Fresh off the victory, and while I was pulling together bits of the layout/template anyway, I decided to hunt down and address some of the other styling business that's been bugging me for some time...more so now that I'm actually creating content and using the system.

  • Formatting bulleted (unordered) lists in a more meaningful way (for the blog posts). I'd never liked the inherited "hand pointer" and how it laid out, so that's fixed with a more simplistic solution and better margin control.
  • Better link styling within blog posts. While I like the less visually intrusive link styling for other areas of the site (tags, sidebar content, etc.), and I haven't quite figured out a bigger vision for non-blog content, I wanted to draw more obvious attention to the stuff to which I'm linking. Share and share alike, right?
  • Minor sidebar content formatting, namely changing the lists to use icons reflective of their content instead of the plain chevrons. A minor detail, but something that's important and provides a better finish.
  • Some other text formatting miscellany, mostly with regard to font sizes and some inheritance wonkiness.

...and a failure

But it wasn't all love and happiness in the process. Along the way I decided to troubleshoot or "fix" a different problem that nobody but myself (or someone who might have hit a 404) would have even noticed. The core theme has a headline/banner image which I generally don't use as of right now, but would like to incorporate in meaningful ways sometime in the future (see above bit about "bigger vision for non-blog content"). This is a theme-level change, and something I had configured as desired.

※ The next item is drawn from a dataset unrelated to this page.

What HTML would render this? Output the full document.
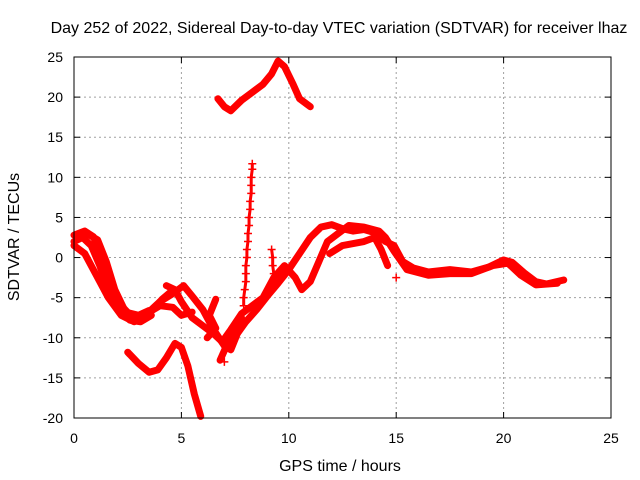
<!DOCTYPE html>
<html><head><meta charset="utf-8"><style>
body{margin:0;background:#fff}
svg{display:block;font-family:"Liberation Sans",sans-serif}
</style></head><body>
<svg id="chart" width="640" height="480" viewBox="0 0 640 480">
<text x="339" y="33" font-size="16" text-anchor="middle">Day 252 of 2022, Sidereal Day-to-day VTEC variation (SDTVAR) for receiver lhaz</text>
<text x="340" y="471" font-size="16" text-anchor="middle">GPS time / hours</text>
<text transform="translate(19,237) rotate(-90)" font-size="16" text-anchor="middle">SDTVAR / TECUs</text>
<g id="grid"></g><g id="series"></g><g id="axes"></g>
</svg>
<script>
const xTicks=[0,5,10,15,20,25];
const yTicks=[-20,-15,-10,-5,0,5,10,15,20,25];
const trackTop=[[6.7,19.8],[7.0,18.8],[7.3,18.3],[7.8,19.6],[8.3,20.6],[8.8,21.6],[9.2,22.9],[9.5,24.5],[9.8,23.8],[10.2,21.6],[10.5,19.8],[11.0,18.8]];
const trackLow=[[2.5,-11.8],[3.0,-13.2],[3.5,-14.3],[3.9,-14.0],[4.3,-12.5],[4.7,-10.7],[5.0,-11.2],[5.3,-13.5],[5.6,-17],[5.9,-19.8]];
const track1=[[0,2.8],[0.5,3.3],[0.9,2.6],[1.3,0.2],[1.7,-3],[2.2,-6],[2.7,-7.4],[3.2,-7.6],[3.7,-6.4],[4.1,-5.2],[4.5,-4.3]];
const track1b=[[0,2],[0.4,2.5],[0.8,1.5],[1.2,-1],[1.6,-4],[2.1,-6.5],[2.6,-7.8],[3.1,-8],[3.6,-7.2]];
const track1c=[[0.1,2.2],[0.6,3],[1.1,2.2],[1.5,-0.5],[1.9,-4],[2.4,-6.8],[3.0,-7.2],[3.5,-6.6]];
const track2=[[0,1.5],[0.5,0.5],[1.0,-2],[1.6,-5],[2.2,-7.2],[2.8,-8],[3.4,-7],[4.0,-5.5],[4.6,-4.5],[5.1,-3.5],[5.5,-4.8],[6.0,-6.5],[6.5,-9],[7.0,-11],[7.3,-11.5],[7.6,-9.5],[8.0,-8],[8.5,-6.5],[9.0,-4.8],[9.5,-3.2],[10,-1.5],[10.5,0.5],[11,2.5],[11.5,3.8],[12,4.1],[12.5,3.6],[13,3.3],[13.5,3.5],[14,3.1],[14.5,2],[14.9,1.5],[15.3,-0.5],[15.8,-1.3],[16.5,-1.8],[17.5,-1.5],[18.5,-1.8],[19.3,-1.2],[20,-0.3],[20.4,-0.6],[21,-2],[21.5,-3],[22,-3.3],[22.8,-2.8]];
const track3=[[4.3,-3.5],[4.7,-4],[5.0,-5.5],[5.5,-7.5],[6.0,-8.5],[6.5,-9.5],[6.9,-10.5],[7.3,-9],[7.8,-7],[8.3,-6],[8.8,-5],[9.3,-2.5],[9.8,-1],[10.3,-2.5],[10.6,-4],[11.0,-3],[11.4,-0.5],[11.8,2],[12.3,3],[12.8,4],[13.5,3.8],[14.2,3.3],[14.5,2.5],[14.9,0.8],[15.5,-1.5],[16.5,-2.2],[17.5,-2],[18.5,-2],[19.5,-1],[20.2,-0.7],[20.8,-2.2],[21.5,-3.4],[22.5,-3.2]];
const track4=[[11.9,0.5],[12.5,1.5],[13.5,2],[14,2.5],[14.3,1],[14.6,-1]];
const track5=[[3.5,-6.8],[4.0,-6.0],[4.6,-6.2],[5.0,-7.2],[5.5,-6.8]];
const track6=[[6.2,-10],[6.6,-8.8],[6.3,-7.2],[6.6,-5.2]];
const track7=[[6.8,-12.8],[7.1,-11],[7.5,-9],[7.8,-7.5]];
const spike1=[[7.9,-6],[7.9,-5],[7.95,-4],[8.0,-3],[8.0,-2],[8.0,-1],[8.05,0],[8.05,1],[8.1,2],[8.1,3],[8.15,4],[8.15,5],[8.2,6],[8.2,7],[8.25,8],[8.25,9],[8.25,10],[8.3,11],[8.3,11.7]];
const spike2=[[9.2,1],[9.25,0],[9.25,-1],[9.3,-2],[9.3,-3]];
const single=[[15.0,-2.5],[7.0,-13]];
const allTracks=[trackTop,trackLow,track1,track1b,track1c,track2,track3,track4,track5,track6,track7];
const names=['track-top','track-low','track-1','track-1b','track-1c','track-2','track-3','track-4','track-5','track-6','track-7'];
const X0=74,X1=611,Y0=418,Y1=57;
const sx=v=>X0+(v-0)/(25-0)*(X1-X0);
const sy=v=>Y0-(v+20)/(45)*(Y0-Y1);
const NS='http://www.w3.org/2000/svg';
function mk(tag,attrs,parent){const e=document.createElementNS(NS,tag);for(const k in attrs)e.setAttribute(k,attrs[k]);parent.appendChild(e);return e;}
const grid=document.getElementById('grid'),axes=document.getElementById('axes'),ser=document.getElementById('series');
xTicks.forEach(t=>{
  if(t>0&&t<25){const g=mk('line',{x1:sx(t),x2:sx(t),y1:Y1,y2:Y0,stroke:'#a0a0a0','stroke-dasharray':'2,3'},grid);
  
  }
  mk('line',{x1:sx(t),x2:sx(t),y1:Y0,y2:Y0-6,stroke:'#000'},axes);
  mk('line',{x1:sx(t),x2:sx(t),y1:Y1,y2:Y1+6,stroke:'#000'},axes);
  const l=mk('text',{x:sx(t),y:Y0+25,'font-size':14,'text-anchor':'middle'},axes);l.textContent=t;
  
  
});
yTicks.forEach(t=>{
  if(t>-20&&t<25){const g=mk('line',{x1:X0,x2:X1,y1:sy(t),y2:sy(t),stroke:'#a0a0a0','stroke-dasharray':'2,3'},grid);
  
  }
  mk('line',{x1:X0,x2:X0+6,y1:sy(t),y2:sy(t),stroke:'#000'},axes);
  mk('line',{x1:X1,x2:X1-6,y1:sy(t),y2:sy(t),stroke:'#000'},axes);
  const l=mk('text',{x:X0-11,y:sy(t)+5,'font-size':14,'text-anchor':'end'},axes);l.textContent=t;
  
  
});
const b=mk('rect',{x:X0,y:Y1,width:X1-X0,height:Y0-Y1,fill:'none',stroke:'#000'},axes);


allTracks.forEach((tr,i)=>{
  const p=mk('polyline',{points:tr.map(d=>sx(d[0])+','+sy(d[1])).join(' '),fill:'none',stroke:'#ff0000','stroke-width':7,'stroke-linejoin':'round','stroke-linecap':'round'},ser);
  
  
});
function plus(d,nm){const x=sx(d[0]),y=sy(d[1]);
  const p=mk('path',{d:`M${x-4},${y}H${x+4}M${x},${y-4}V${y+4}`,stroke:'#ff0000','stroke-width':1.5},ser);
  
  }
[spike1,spike2].forEach((s,k)=>{
  const p=mk('polyline',{points:s.map(d=>sx(d[0])+','+sy(d[1])).join(' '),fill:'none',stroke:'#ff0000','stroke-width':3},ser);
  
  
  s.forEach(d=>plus(d,'spike-point'));
});
single.forEach(d=>plus(d,'single-point'));
</script>
</body></html>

Except something isn't quite right, and I'm unable to obviously figure out what's going on. Google isn't helping much, either, which leads me to think the theme is actually configured in a weird way. Generally speaking the most recent blog post's headline image (or gif as I like to use) overwrites the theme value, which then has a strange cascading effect across the places where this isn't quite in use yet.

So I decided to further customize the core theme for the site. Having learned from my previous mistake with reloading, I did some staging to prepare for the worst...that horrible "The website has encountered an error..." message, put the site in maintenance mode, overwrote the theme, and purged the cache. Reload:

The website has encountered an error...

Well, shit.

Tinker for a while, upload/reload, rinse, repeat. Same problem.

So I back out of the change completely (see: being prepared), and things work like expected. Good. But...why isn't the new, simple theme change/addition not working?

I skimmed around in the theme file since I still had it front-and-center in Visual Studio Code, and the problem is glaringly obvious. In my rearranging of the theme details and adding a variable (which needs to be done in a couple of places to make it configurable once applied), I'd forgotten to delete a variable I'd pasted into the hook portion of the theme file. Of course it'd barf: PHP couldn't possibly parse the theme file with an unexpected something just sitting there.

Deleted the typo, re-applied all of the changes, and it worked right out of the gate. Now to see if my change will "stick" as new content is posted/published. Time will tell.